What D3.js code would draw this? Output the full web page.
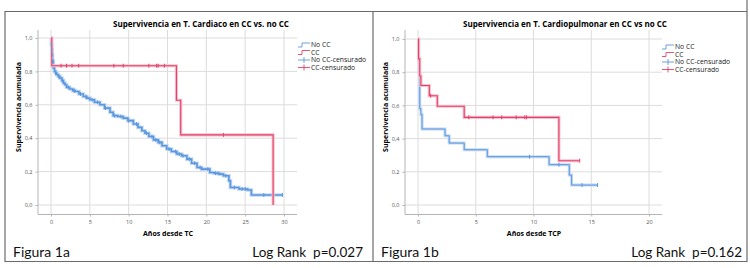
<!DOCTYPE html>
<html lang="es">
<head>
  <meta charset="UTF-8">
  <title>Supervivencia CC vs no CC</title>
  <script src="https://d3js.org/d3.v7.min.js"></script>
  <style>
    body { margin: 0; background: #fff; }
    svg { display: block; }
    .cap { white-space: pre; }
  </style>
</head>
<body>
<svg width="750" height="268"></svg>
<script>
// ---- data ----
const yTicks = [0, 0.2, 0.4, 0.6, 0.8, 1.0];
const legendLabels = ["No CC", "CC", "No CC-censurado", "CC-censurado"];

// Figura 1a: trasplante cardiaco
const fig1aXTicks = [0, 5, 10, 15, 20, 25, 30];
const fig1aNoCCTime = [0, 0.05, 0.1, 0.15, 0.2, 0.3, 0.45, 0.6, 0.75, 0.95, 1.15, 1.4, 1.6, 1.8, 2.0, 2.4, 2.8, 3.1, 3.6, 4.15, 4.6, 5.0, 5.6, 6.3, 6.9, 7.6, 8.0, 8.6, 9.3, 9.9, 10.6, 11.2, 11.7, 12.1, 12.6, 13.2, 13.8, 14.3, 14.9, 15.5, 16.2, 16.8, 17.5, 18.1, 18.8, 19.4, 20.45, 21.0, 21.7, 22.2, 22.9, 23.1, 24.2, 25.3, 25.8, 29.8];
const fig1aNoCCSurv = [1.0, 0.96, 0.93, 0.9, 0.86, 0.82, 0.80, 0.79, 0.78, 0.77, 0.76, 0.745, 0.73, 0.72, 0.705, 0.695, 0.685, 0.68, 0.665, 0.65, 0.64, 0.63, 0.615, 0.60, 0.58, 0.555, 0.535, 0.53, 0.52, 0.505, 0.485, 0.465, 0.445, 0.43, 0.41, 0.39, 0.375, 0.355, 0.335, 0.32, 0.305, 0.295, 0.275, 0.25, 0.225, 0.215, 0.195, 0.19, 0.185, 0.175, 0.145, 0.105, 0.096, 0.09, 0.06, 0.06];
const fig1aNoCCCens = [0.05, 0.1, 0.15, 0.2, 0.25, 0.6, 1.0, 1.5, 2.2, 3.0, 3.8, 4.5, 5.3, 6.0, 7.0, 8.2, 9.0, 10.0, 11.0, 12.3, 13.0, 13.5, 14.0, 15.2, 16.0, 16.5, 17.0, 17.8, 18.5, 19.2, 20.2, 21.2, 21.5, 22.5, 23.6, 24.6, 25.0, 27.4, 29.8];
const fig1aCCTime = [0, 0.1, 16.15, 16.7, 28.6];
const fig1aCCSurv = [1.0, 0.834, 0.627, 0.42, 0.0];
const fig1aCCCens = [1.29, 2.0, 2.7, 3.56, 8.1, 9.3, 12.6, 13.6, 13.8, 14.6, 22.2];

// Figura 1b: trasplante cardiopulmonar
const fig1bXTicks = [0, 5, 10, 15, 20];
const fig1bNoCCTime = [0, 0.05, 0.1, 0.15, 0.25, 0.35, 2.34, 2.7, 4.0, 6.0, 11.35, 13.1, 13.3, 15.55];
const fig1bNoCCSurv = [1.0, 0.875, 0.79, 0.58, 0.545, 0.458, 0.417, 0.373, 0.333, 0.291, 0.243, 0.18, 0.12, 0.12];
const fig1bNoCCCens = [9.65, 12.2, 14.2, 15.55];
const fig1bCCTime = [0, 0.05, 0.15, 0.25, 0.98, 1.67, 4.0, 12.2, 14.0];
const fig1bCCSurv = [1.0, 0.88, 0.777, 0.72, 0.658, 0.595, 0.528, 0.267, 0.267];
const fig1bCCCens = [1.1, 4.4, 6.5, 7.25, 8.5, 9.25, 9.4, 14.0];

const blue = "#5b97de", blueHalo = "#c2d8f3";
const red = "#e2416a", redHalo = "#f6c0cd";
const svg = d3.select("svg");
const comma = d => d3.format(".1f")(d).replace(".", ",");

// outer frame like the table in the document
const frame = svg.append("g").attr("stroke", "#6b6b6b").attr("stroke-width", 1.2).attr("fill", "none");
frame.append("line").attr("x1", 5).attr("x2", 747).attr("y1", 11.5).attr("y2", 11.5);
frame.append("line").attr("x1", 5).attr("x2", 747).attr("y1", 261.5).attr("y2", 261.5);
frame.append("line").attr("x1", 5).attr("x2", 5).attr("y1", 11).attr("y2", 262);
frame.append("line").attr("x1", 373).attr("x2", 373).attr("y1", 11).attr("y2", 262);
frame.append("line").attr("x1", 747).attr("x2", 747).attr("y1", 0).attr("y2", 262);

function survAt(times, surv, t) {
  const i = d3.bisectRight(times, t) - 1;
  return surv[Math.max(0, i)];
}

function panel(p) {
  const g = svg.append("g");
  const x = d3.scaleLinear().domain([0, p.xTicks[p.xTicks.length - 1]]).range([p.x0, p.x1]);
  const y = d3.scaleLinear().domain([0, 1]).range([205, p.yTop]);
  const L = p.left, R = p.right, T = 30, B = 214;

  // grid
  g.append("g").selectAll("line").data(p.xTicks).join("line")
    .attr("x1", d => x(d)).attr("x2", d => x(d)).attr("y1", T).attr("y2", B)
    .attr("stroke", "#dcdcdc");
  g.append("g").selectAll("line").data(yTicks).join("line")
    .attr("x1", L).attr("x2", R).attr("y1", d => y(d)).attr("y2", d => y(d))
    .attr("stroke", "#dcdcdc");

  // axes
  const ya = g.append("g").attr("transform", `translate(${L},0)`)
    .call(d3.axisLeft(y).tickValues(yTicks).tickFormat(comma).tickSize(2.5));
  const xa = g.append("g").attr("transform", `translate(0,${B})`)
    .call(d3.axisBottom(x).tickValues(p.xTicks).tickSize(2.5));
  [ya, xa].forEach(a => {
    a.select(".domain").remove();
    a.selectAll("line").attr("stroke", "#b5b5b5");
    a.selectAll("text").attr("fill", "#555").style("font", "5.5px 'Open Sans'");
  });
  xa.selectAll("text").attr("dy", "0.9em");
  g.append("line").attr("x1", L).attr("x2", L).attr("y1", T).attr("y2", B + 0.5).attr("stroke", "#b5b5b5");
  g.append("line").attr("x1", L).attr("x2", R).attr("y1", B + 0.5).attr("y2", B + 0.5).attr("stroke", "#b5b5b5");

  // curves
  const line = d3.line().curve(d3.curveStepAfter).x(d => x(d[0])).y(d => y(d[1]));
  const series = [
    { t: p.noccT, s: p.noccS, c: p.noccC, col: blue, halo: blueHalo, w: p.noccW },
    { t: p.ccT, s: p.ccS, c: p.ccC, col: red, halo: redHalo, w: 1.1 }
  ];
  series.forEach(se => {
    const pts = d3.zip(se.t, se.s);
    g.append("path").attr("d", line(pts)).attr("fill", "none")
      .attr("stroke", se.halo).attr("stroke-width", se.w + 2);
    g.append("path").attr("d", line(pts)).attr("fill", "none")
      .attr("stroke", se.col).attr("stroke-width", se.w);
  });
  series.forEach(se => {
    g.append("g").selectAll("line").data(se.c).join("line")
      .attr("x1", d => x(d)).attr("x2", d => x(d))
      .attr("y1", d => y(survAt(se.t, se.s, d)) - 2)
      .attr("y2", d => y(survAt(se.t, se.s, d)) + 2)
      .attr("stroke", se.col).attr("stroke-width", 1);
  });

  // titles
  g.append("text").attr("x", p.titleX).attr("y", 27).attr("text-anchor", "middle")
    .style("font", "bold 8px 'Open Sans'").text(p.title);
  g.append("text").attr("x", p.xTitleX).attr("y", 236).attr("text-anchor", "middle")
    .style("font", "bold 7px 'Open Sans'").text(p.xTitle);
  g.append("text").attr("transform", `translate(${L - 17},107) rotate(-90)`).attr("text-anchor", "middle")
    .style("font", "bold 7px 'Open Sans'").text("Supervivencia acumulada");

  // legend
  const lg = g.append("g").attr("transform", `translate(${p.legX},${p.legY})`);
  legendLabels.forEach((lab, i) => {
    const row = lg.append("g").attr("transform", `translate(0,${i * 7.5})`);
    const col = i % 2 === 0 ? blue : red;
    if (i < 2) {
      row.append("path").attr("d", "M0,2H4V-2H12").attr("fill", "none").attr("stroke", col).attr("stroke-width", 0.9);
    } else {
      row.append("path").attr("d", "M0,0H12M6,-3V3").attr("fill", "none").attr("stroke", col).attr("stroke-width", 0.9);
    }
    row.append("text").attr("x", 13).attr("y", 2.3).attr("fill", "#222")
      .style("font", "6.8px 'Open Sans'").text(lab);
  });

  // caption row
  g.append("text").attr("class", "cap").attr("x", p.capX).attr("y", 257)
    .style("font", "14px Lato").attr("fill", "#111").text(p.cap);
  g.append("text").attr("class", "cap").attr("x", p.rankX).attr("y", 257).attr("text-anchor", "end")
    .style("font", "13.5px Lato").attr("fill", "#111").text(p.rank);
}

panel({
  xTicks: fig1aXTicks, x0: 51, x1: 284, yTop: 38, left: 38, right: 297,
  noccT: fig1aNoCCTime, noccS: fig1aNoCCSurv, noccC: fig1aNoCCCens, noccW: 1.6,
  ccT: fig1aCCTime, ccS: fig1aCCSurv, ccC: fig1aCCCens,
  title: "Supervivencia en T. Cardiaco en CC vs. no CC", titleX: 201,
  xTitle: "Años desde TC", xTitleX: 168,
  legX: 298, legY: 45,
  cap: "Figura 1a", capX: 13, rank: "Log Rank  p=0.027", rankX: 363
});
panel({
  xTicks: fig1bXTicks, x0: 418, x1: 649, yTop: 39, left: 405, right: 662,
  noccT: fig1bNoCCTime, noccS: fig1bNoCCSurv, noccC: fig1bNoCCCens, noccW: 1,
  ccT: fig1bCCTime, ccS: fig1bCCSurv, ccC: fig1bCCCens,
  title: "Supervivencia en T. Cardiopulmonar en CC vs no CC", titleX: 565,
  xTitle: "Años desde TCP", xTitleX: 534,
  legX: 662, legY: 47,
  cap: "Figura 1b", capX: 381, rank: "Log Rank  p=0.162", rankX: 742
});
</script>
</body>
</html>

------------------------------------------------------------

Could the lines from the top of the material through the line with "13.8, 14.6, 22.2];" be repeated exactly, pictures left out?

§ WRITTEN ANSWER
What D3.js code would draw this? Output the full web page.
<!DOCTYPE html>
<html lang="es">
<head>
  <meta charset="UTF-8">
  <title>Supervivencia CC vs no CC</title>
  <script src="https://d3js.org/d3.v7.min.js"></script>
  <style>
    body { margin: 0; background: #fff; }
    svg { display: block; }
    .cap { white-space: pre; }
  </style>
</head>
<body>
<svg width="750" height="268"></svg>
<script>
// ---- data ----
const yTicks = [0, 0.2, 0.4, 0.6, 0.8, 1.0];
const legendLabels = ["No CC", "CC", "No CC-censurado", "CC-censurado"];

// Figura 1a: trasplante cardiaco
const fig1aXTicks = [0, 5, 10, 15, 20, 25, 30];
const fig1aNoCCTime = [0, 0.05, 0.1, 0.15, 0.2, 0.3, 0.45, 0.6, 0.75, 0.95, 1.15, 1.4, 1.6, 1.8, 2.0, 2.4, 2.8, 3.1, 3.6, 4.15, 4.6, 5.0, 5.6, 6.3, 6.9, 7.6, 8.0, 8.6, 9.3, 9.9, 10.6, 11.2, 11.7, 12.1, 12.6, 13.2, 13.8, 14.3, 14.9, 15.5, 16.2, 16.8, 17.5, 18.1, 18.8, 19.4, 20.45, 21.0, 21.7, 22.2, 22.9, 23.1, 24.2, 25.3, 25.8, 29.8];
const fig1aNoCCSurv = [1.0, 0.96, 0.93, 0.9, 0.86, 0.82, 0.80, 0.79, 0.78, 0.77, 0.76, 0.745, 0.73, 0.72, 0.705, 0.695, 0.685, 0.68, 0.665, 0.65, 0.64, 0.63, 0.615, 0.60, 0.58, 0.555, 0.535, 0.53, 0.52, 0.505, 0.485, 0.465, 0.445, 0.43, 0.41, 0.39, 0.375, 0.355, 0.335, 0.32, 0.305, 0.295, 0.275, 0.25, 0.225, 0.215, 0.195, 0.19, 0.185, 0.175, 0.145, 0.105, 0.096, 0.09, 0.06, 0.06];
const fig1aNoCCCens = [0.05, 0.1, 0.15, 0.2, 0.25, 0.6, 1.0, 1.5, 2.2, 3.0, 3.8, 4.5, 5.3, 6.0, 7.0, 8.2, 9.0, 10.0, 11.0, 12.3, 13.0, 13.5, 14.0, 15.2, 16.0, 16.5, 17.0, 17.8, 18.5, 19.2, 20.2, 21.2, 21.5, 22.5, 23.6, 24.6, 25.0, 27.4, 29.8];
const fig1aCCTime = [0, 0.1, 16.15, 16.7, 28.6];
const fig1aCCSurv = [1.0, 0.834, 0.627, 0.42, 0.0];
const fig1aCCCens = [1.29, 2.0, 2.7, 3.56, 8.1, 9.3, 12.6, 13.6, 13.8, 14.6, 22.2];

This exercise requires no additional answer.